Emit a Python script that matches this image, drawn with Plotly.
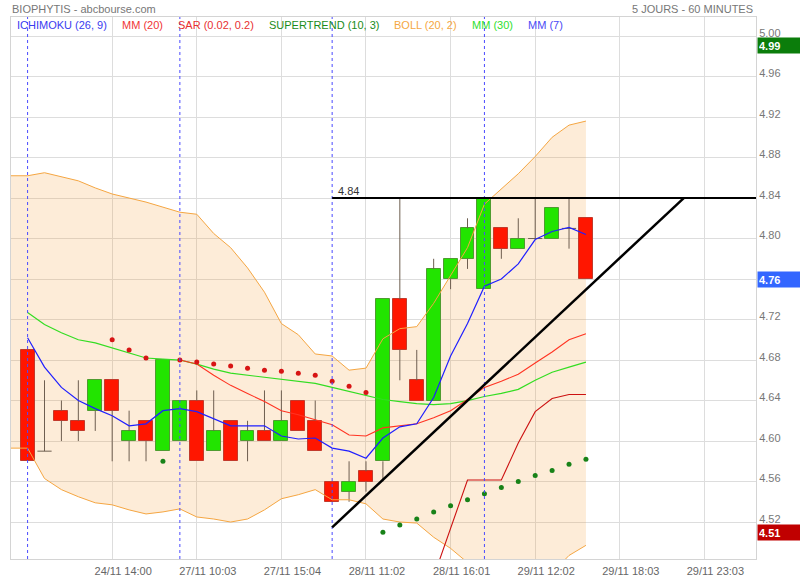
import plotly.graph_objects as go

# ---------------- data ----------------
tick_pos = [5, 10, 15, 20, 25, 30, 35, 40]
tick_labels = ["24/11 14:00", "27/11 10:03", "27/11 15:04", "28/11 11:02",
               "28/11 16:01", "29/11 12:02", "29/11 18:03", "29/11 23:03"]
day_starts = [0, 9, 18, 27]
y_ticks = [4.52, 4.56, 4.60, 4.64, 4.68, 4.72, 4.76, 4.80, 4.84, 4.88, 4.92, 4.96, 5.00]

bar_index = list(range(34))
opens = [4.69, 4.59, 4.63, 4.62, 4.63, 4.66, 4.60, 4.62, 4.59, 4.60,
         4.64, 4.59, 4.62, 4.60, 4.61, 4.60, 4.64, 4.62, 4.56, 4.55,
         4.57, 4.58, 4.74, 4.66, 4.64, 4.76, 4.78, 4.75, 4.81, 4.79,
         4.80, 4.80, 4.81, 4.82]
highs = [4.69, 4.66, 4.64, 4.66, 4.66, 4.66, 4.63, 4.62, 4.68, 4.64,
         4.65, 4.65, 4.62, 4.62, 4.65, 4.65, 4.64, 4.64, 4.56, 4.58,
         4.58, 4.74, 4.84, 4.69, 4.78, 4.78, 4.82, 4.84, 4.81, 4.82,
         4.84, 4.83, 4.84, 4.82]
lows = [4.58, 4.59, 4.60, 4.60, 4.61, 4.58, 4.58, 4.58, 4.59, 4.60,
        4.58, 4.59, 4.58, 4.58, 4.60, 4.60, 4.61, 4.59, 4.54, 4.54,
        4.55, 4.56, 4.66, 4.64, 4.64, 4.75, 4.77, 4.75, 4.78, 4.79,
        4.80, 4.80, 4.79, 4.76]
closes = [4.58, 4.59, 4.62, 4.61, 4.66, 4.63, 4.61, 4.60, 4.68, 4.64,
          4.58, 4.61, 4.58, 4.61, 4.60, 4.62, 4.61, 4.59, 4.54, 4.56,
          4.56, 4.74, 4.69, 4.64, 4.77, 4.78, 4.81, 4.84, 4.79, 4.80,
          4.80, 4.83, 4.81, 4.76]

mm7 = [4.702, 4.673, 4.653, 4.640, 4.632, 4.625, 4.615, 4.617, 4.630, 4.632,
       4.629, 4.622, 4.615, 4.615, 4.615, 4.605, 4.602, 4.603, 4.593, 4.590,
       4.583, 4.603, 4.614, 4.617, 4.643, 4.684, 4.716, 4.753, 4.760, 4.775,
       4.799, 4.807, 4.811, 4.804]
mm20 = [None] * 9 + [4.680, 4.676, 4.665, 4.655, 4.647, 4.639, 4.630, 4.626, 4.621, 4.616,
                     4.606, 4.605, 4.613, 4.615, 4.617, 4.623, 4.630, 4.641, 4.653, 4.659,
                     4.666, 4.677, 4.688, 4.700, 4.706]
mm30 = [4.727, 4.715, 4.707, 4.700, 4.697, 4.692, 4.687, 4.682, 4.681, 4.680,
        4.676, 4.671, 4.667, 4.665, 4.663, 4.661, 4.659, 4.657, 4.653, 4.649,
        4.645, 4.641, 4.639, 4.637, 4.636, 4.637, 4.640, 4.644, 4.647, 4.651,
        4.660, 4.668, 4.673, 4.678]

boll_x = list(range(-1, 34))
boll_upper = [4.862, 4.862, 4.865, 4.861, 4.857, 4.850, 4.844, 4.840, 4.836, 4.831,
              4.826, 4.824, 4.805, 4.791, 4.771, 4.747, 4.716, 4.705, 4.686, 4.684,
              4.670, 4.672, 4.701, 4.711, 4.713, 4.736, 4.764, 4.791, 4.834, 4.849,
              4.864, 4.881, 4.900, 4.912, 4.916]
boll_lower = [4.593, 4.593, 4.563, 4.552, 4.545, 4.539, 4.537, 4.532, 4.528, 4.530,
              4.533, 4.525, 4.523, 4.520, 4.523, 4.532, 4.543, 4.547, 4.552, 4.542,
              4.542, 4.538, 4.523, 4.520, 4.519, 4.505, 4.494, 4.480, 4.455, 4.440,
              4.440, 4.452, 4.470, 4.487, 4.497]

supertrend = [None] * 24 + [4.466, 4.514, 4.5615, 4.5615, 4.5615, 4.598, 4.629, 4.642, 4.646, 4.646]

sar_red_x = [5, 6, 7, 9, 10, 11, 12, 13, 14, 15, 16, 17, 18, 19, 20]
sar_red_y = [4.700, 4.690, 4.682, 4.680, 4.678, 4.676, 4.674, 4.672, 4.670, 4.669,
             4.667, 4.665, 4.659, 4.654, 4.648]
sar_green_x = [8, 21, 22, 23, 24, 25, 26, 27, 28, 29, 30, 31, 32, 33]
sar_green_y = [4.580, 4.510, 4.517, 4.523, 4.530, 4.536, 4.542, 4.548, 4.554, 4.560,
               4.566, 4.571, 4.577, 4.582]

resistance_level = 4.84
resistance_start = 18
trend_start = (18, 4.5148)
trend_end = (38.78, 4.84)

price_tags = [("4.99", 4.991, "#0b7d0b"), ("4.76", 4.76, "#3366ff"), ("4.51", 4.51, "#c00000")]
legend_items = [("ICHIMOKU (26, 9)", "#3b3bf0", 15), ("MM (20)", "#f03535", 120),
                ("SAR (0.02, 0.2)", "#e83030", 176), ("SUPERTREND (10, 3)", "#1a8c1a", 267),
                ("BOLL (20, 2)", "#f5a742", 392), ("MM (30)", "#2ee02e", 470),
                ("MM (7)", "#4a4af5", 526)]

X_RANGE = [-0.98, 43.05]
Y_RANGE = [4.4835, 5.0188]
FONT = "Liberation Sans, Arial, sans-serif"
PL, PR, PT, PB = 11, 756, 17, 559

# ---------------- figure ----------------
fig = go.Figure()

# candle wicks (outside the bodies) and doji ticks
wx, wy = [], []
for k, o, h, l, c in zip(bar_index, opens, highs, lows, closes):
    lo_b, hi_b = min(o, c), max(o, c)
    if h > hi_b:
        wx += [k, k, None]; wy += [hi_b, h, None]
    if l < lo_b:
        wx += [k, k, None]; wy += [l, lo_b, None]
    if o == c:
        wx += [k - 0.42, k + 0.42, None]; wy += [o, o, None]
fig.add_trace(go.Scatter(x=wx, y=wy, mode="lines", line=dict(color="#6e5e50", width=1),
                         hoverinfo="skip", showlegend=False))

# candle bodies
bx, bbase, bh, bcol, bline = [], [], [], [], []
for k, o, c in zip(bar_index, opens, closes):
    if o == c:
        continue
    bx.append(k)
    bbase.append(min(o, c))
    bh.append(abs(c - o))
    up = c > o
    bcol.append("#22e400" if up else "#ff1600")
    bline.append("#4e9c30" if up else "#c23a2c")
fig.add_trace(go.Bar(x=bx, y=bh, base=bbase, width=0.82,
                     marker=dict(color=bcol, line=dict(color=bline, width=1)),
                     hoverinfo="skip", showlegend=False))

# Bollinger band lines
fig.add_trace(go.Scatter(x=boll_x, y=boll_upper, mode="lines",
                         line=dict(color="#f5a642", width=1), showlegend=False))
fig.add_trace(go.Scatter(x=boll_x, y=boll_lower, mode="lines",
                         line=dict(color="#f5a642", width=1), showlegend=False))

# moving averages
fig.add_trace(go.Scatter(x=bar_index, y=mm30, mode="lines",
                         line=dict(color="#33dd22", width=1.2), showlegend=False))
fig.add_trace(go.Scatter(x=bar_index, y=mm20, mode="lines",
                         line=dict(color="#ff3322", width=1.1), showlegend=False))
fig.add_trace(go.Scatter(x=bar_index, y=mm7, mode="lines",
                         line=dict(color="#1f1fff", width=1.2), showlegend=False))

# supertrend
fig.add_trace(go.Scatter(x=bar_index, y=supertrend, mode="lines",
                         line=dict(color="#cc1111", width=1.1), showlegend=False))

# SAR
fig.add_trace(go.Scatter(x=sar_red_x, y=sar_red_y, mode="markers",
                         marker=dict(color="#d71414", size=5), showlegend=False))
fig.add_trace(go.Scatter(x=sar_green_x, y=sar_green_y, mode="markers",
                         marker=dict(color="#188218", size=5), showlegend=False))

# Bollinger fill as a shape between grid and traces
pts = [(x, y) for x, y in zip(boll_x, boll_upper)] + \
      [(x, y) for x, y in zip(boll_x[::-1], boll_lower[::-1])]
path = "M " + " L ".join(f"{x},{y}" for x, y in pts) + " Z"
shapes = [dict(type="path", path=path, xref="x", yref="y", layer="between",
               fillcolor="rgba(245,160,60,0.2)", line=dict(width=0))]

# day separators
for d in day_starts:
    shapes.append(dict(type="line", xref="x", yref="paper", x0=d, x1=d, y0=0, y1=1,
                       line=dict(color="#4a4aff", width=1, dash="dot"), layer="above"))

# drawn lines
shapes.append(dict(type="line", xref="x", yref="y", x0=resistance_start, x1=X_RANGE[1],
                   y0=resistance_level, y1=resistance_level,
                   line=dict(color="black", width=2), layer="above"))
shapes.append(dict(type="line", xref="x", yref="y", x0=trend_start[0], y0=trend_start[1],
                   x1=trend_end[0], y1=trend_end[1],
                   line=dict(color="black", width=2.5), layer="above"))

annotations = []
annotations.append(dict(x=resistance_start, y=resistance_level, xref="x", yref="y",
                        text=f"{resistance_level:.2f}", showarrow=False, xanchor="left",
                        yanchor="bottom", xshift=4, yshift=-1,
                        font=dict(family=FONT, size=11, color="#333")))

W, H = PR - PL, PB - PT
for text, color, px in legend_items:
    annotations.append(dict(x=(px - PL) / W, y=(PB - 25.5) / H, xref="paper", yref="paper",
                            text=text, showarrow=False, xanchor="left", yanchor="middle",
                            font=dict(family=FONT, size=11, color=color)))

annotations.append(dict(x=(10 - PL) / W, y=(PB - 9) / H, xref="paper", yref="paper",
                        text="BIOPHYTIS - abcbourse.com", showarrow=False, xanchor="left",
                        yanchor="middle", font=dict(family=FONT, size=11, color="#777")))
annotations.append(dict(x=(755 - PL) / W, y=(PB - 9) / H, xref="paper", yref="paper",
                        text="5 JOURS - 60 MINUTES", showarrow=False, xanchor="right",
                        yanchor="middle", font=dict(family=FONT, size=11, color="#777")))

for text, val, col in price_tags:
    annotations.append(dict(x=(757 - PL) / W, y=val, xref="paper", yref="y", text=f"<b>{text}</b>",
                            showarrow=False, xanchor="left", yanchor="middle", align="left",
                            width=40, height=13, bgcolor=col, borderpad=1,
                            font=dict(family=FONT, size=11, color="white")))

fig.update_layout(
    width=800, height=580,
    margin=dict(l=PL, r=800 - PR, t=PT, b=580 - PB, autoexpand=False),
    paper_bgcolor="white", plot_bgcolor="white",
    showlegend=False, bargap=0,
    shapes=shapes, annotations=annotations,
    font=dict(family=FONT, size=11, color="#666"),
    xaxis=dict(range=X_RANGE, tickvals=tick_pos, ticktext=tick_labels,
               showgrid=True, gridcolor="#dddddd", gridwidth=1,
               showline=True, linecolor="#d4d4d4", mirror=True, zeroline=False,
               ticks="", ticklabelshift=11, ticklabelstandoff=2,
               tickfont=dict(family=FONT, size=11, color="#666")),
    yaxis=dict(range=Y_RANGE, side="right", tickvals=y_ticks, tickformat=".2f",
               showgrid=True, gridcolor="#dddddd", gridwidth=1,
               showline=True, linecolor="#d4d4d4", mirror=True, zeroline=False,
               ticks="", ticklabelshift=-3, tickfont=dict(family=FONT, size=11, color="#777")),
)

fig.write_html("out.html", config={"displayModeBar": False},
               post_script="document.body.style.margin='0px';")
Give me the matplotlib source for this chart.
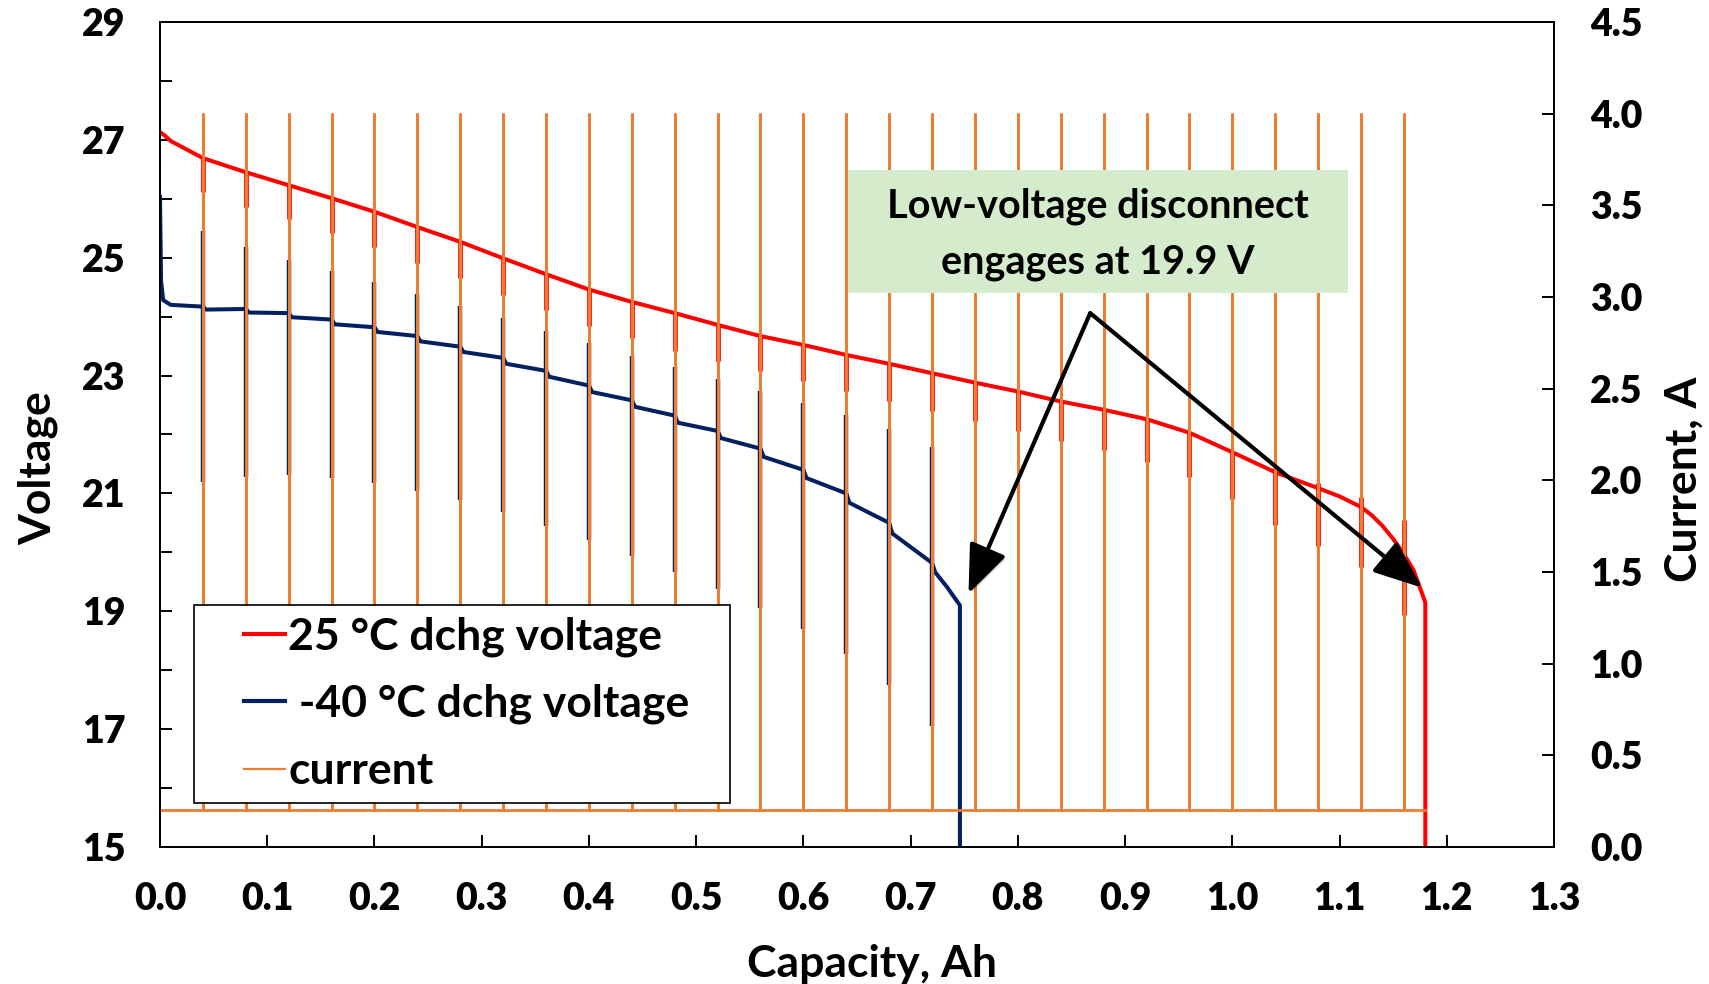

:::::

→ **Brief**
Pictures stay out. Print the data exactly, from its first line through the line containing "4.92, 4.96, 5.00]".

→ **Output for this exercise**
Emit a Python script that matches this image, drawn with Plotly.
import plotly.graph_objects as go

# ---------------- data ----------------
tick_pos = [5, 10, 15, 20, 25, 30, 35, 40]
tick_labels = ["24/11 14:00", "27/11 10:03", "27/11 15:04", "28/11 11:02",
               "28/11 16:01", "29/11 12:02", "29/11 18:03", "29/11 23:03"]
day_starts = [0, 9, 18, 27]
y_ticks = [4.52, 4.56, 4.60, 4.64, 4.68, 4.72, 4.76, 4.80, 4.84, 4.88, 4.92, 4.96, 5.00]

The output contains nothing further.